Date: Mar 26, 2013 5:29 PM
Subject: Re: Matheology § 224
On 26 Mrz., 22:07, Virgil <vir...@ligriv.com> wrote:
> > > One acceptable form of induction is:
> > > There exists a set of objects, N, and a zero object, 0, such that
> > > 1. 0 is a member of N.
> > > 2. Every member of N has a successor object in N.
> > > 3. 0 is not the successor object of any object in N.
> > > 4. If the successors of two objects in N are the same,
> > > then the two original objects are the same.
> > > 5. If a set, S, contains 0 and the successor object of every
> > > object in S, then S contains N as a subset.
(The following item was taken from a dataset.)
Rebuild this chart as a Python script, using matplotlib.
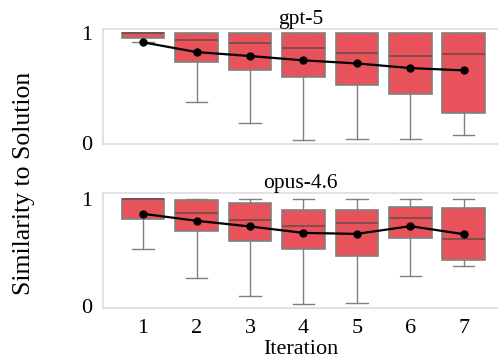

> > That is a definition of a sequence, not a proof by induction. It is
> > not even a definition of the natural numbers, because even the ordered
> > set
> > N = (0, pi, pi^2, pi^3, ...)
> > obeys your five points.
> Mathematical Induction does not require use of natural numbers, but only
> of a set which is as inductive as (is order-isomorphic to) the set of
> natural numbers, and my form satisfies that requirement.
Your mess is not induction and is obviously not a proof. A proof by
induction runs as I said:
> > > > Let P(1)
> > > > and let P(x) ==> P(x+1)
> > > > Then P(n) at least for every natural number.